Origin of Military Medicine Is Backdrop for Teaching Future Medical Leaders
Source Newsroom: Uniformed Services University of the Health Sciences (USU)
Newswise — When service members are injured on the battlefields of Iraq and Afghanistan, there is a system of care in place to quickly attend to life threatening injuries, evacuate the injured to local field hospitals, and if needed, transport them for more advanced care at military hospitals in Europe or back in the United States. This system of care, while more advanced today than ever, began on a battlefield much closer to home during the Civil War.
More than 150 medical students from the Uniformed Services University of the Health Sciences, or USU, will converge on the Antietam National Battlefield in Sharpsburg, Md., April 29, as part of their first-year curriculum. They will be joined by more than 60 graduate nursing students from USU.
“We’re attempting to give students a sense of not only the strategies used at Antietam, but also how this battle significantly influenced the development of our modern day medical system,” said Air Force Lt. Col. Sheila Robinson, who oversees the exercise as USU Department of Military and Emergency Medicine course director.
Originally intended for the military medical students to break in their combat boots, the Antietam March serves to teach students, from a historical perspective, the basic tenets of battlefield healthcare.
In the mid-1800s, then-Army Surgeon General of the Potomac Maj.

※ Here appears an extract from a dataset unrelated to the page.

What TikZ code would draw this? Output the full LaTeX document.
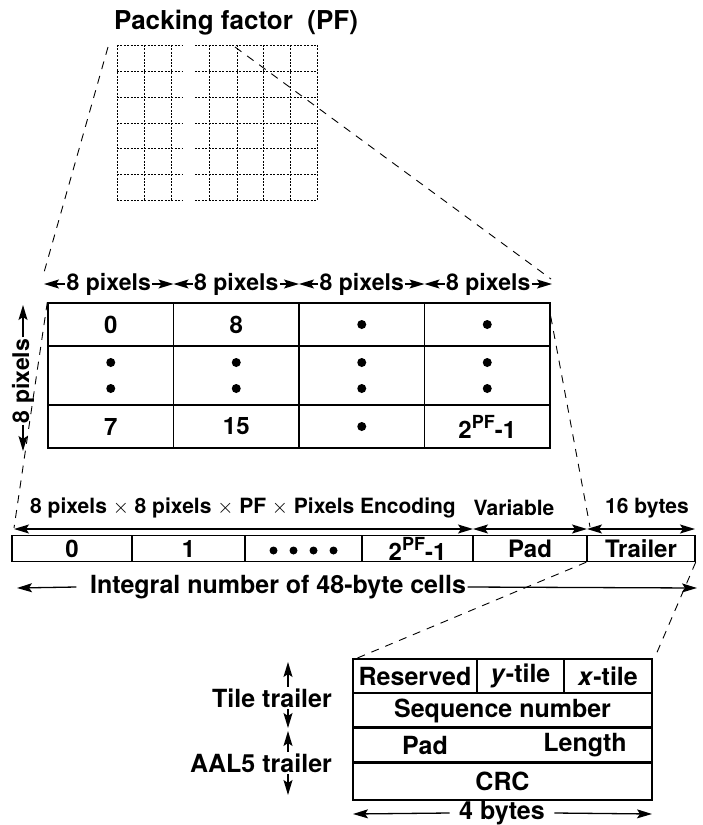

Jonathan Letterman, recognized that care on the front lines, medical logistics and evacuation assets under the direction of a physician were key to delivering battlefield care. Letterman is also known as “The Father of Battlefield Medicine.”
USU partnered with the National Museum of Civil War Medicine in Frederick, Md., to ensure an authentic focus on the medical lessons learned and innovations resulting from the Battle of Antietam. University students will march in small groups, stopping at stations along the route to hear USU faculty members discuss conditions, battlefield strategies and medical aspects of the battle. Each student will be assigned the name of a real Civil War soldier, whom they will be able to follow from the time the soldier was injured until they arrived at a field hospital.
The Battle of Antietam, which took place Sept. 17, 1862, is considered the bloodiest single-day battle in American history. More than 23,000 men were killed or wounded.
The USU educates health care professionals dedicated to career service in the Department of Defense and the U.S. Public Health Service. The university provides military and public health-relevant education, research, service, and consultation to the nation and the world, pursuing excellence and innovation during times of peace and war. Many graduates are supporting operations in Iraq, Afghanistan and elsewhere, offering their leadership and expertise. Approximately 25 percent of all active-duty military medical officers are USU graduates.